L’alopecia areata è una patologia autoimmune, relativamente frequente, che causa la perdita dei capelli e dei peli (alcuni pazienti perdono i capelli ‘a chiazze’, solo in alcune zone del cuoio capelluto; altri perdono non solo tutti i capelli, ma anche i peli, in tutte le parti del corpo). La malattia colpisce in ugual misura entrambi i sessi, può esordire a qualunque età e provoca in genere un grave e duraturo stress psicologico a chi ne è affetto. Alla base di questa malattia, c’è un attacco delle cellule del sistema immunitario contro i follicoli piliferi, che causa la caduta dei capelli o la loro entrata in una fase ‘letargica’.
Circa 4 anni fa, uno studio sulla genetica dell’alopecia areata, condotto su oltre mille persone dalla professoressa
Angela M. Christiano, Dipartimento di Dermatologia e Genetica del CUMC, ha consentito di individuare il tipo di cellule immunitarie responsabili della malattia; alla base del disturbo ci sarebbe un ‘segnale di pericolo’ lanciato dai follicoli piliferi del paziente che gli scatenerebbe contro un attacco immunitario. Nello studio pubblicato oggi su
Nature Medicine,
Raphael Clynes, primo autore della ricerca,
Angela M. Christiano e colleghi descrivono il percorso fatto per arrivare a questi risultati.
I ricercatori americani hanno prima testato nei topi con alopecia areata l’efficacia dei due JAK inibitori attualmente disponibili sul mercato americano (ruxolitinib e tofacitinb); entrambi i farmaci si sono dimostrati validi nell’interrompere l’attacco immunitario e nel consentire la completa ricrescita del pelo negli animali nell’arco di 12 settimane. L’effetto della terapia è perdurato per mesi, dopo la sospensione del trattamento.
A questo punto, in collaborazione con
Julian Mackay-Wiggan, direttore della
Clinical Research Unit presso il Dipartimento di Dermatologia del CUMC, il gruppo di
Clynes e
Christiano, ha avviato uno studio clinico in aperto su un piccolo gruppo di pazienti con alopecia areata di grado moderato-severo, con il ruxolitinib, farmaco approvato dall’FDA per patologie ematologiche.
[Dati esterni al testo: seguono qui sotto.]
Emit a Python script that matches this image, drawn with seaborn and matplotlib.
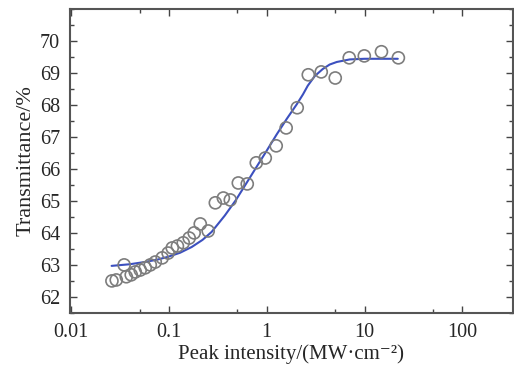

In tre pazienti, dopo 4-5 mesi di trattamento il ruxolitinib ha ripristinato completamente la crescita dei capelli (vedi immagine,
credits Julian Mackay-Wiggan).
“Abbiamo appena iniziato a testare questo farmaco sui pazienti – commenta il dottor
Clynes – ma se il trattamento continua a dare questi risultati e a mostrarsi sicuro, avrà un impatto incredibilmente positivo sulla vita delle persone affette da questa malattia. E’ necessario continuare la sperimentazione prima di stabilire se il ruxolitinib possa essere utilizzato nell’alopecia areata, ma i primi risultati sono assai promettenti”.
“Questo studio – commenta
David Bickers, direttore del Dipartimento di Dermatologia del CUMC-rappresenta un’incredibile esempio di scienza traslazionale: in appena quattro anni si è passati dal risultato di uno studio sulla genetica dalla malattia, ai risultati positivi di un trial clinico. È un eccezionale passo in avanti nel migliorare lo standard di cura dei pazienti affetti da questa malattia devastante”.